Suppose a school receives an prior attainment change for their 2020 cohort. That change suggests 2.3% of students should receive an U (ungraded).

The class for the subject is 27 students.

The allocation method is stated as:

This is performed by overlaying the rank order provided by the centre onto each centre’s predicted cumulative percentage grade distribution such that the proportion of students awarded each grade within the centre matches the predicted distribution as closely as possible.

Since there are 27 students, each one is worth 3.7%. Though 2.3% is less than one student share, it is more than half.

In this example, one student *must* receive a U. Not one student got a U in that subject for the past three years.

# Point estimates and prediction intervals

**Uncertainty matters.** In large subjects, the 2019 model had estimated same-grade accuracy from 50% to 60%. Within one grade of the prediction, accuracy was over 95%. One smaller subject had accuracy within one grade of under 65%.

There is inherent uncertainty in the prediction model. Students have the central estimate. **Students are not shown the prediction interval.**

# Hello, World

Statistical models and algorithms should not have omnipotent authority.
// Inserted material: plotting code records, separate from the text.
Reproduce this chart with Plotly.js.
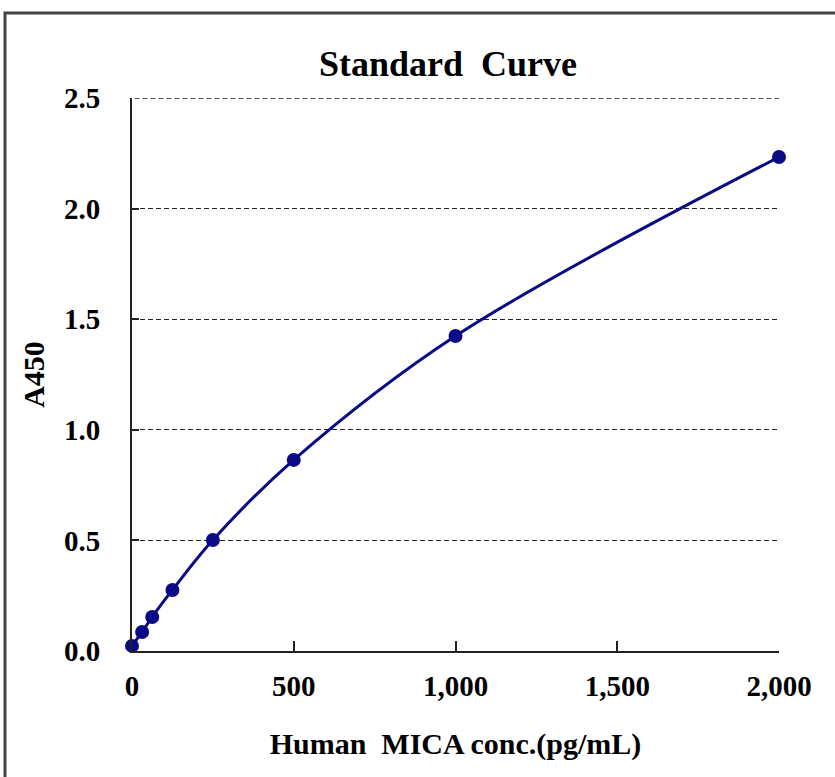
<!DOCTYPE html>
<html>
<head>
<meta charset="utf-8">
<script src="https://cdn.plot.ly/plotly-3.0.1.min.js"></script>
<style>html,body{margin:0;padding:0;background:#fff}</style>
</head>
<body>
<div id="chart" style="width:835px;height:777px"></div>
<script>
// Data
const concentration = [0, 31.25, 62.5, 125, 250, 500, 1000, 2000];
const absorbance = [0.023, 0.086, 0.154, 0.276, 0.502, 0.864, 1.424, 2.233];
const xTickValues = [0, 500, 1000, 1500, 2000];
const xTickLabels = ["0", "500", "1,000", "1,500", "2,000"];
const yTickValues = [0, 0.5, 1.0, 1.5, 2.0, 2.5];
const yTickLabels = ["0.0", "0.5", "1.0", "1.5", "2.0", "2.5"];
const yMax = 2.5;

const serif = "Liberation Serif, Times New Roman, serif";
const navy = "#0a0a86";

const trace = {
  x: concentration,
  y: absorbance,
  type: "scatter",
  mode: "lines+markers",
  line: {color: navy, width: 3, shape: "spline", smoothing: 1},
  marker: {color: navy, size: 14},
  cliponaxis: false,
  hoverinfo: "x+y"
};

const layout = {
  width: 835,
  height: 777,
  margin: {l: 132, r: 56, t: 98, b: 126, pad: 0},
  paper_bgcolor: "#fff",
  plot_bgcolor: "#fff",
  showlegend: false,
  title: {
    text: "Standard  Curve",
    font: {family: serif, size: 36, color: "#000", weight: "bold"},
    x: 448 / 835, xanchor: "center", y: 0.918, yanchor: "middle"
  },
  xaxis: {
    range: [0, 2000],
    tickvals: xTickValues,
    ticktext: xTickLabels,
    ticks: "inside",
    ticklen: 10,
    tickwidth: 2,
    tickcolor: "#222",
    showline: true,
    linecolor: "#222",
    linewidth: 2,
    showgrid: false,
    zeroline: false,
    ticklabelstandoff: 8,
    tickfont: {family: serif, size: 29, color: "#000", weight: "bold"},
    title: {
      text: "Human  MICA conc.(pg/mL)",
      font: {family: serif, size: 30, color: "#000", weight: "bold"},
      standoff: 32
    }
  },
  yaxis: {
    range: [0, yMax],
    tickvals: yTickValues,
    ticktext: yTickLabels,
    ticks: "inside",
    ticklen: 7,
    tickwidth: 2,
    tickcolor: "#222",
    showline: true,
    linecolor: "#222",
    linewidth: 2,
    showgrid: true,
    gridcolor: "#222",
    gridwidth: 1.4,
    griddash: "5px,3px",
    zeroline: false,
    ticklabelstandoff: 24,
    tickfont: {family: serif, size: 29, color: "#000", weight: "bold"},
    title: {
      text: "A450",
      font: {family: serif, size: 30, color: "#000", weight: "bold"},
      standoff: 10
    }
  },
  shapes: [{
    type: "rect",
    xref: "paper", yref: "paper",
    x0: (5 - 132) / 647, x1: (845 - 132) / 647,
    y0: (651 - 790) / 553, y1: (651 - 13) / 553,
    line: {color: "#444", width: 3},
    fillcolor: "rgba(0,0,0,0)",
    layer: "below"
  }, {
    type: "line",
    xref: "paper", yref: "y",
    x0: 0.004, x1: 1, y0: yMax, y1: yMax,
    line: {color: "#222", width: 1.4, dash: "5px,3px"},
    layer: "below"
  }]
};

Plotly.newPlot("chart", [trace], layout, {displayModeBar: false, responsive: false});
</script>
</body>
</html>
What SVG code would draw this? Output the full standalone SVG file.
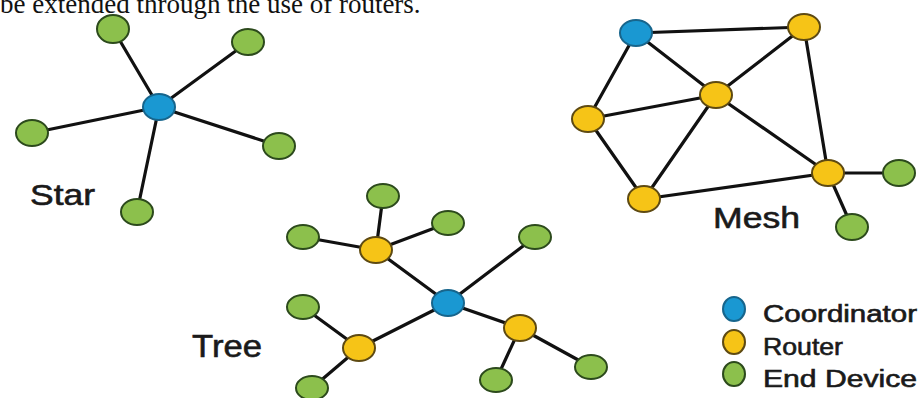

As Prof Hannah Fry (UCL) writes in her book:

In my view, the best algorithms are the ones that take the human into account at every stage. The ones that recognise our habit of over-trusting the output of a machine, while embracing their own flaws and wearing their uncertainty proudly front and centre.

There is a need for transparency over the use of statistical models. Methodological choices need justification. Unfair outcomes need intervention.

This is an institutional model, which is fair to schools and colleges — based on past results. This is not the same as being fair to individual students.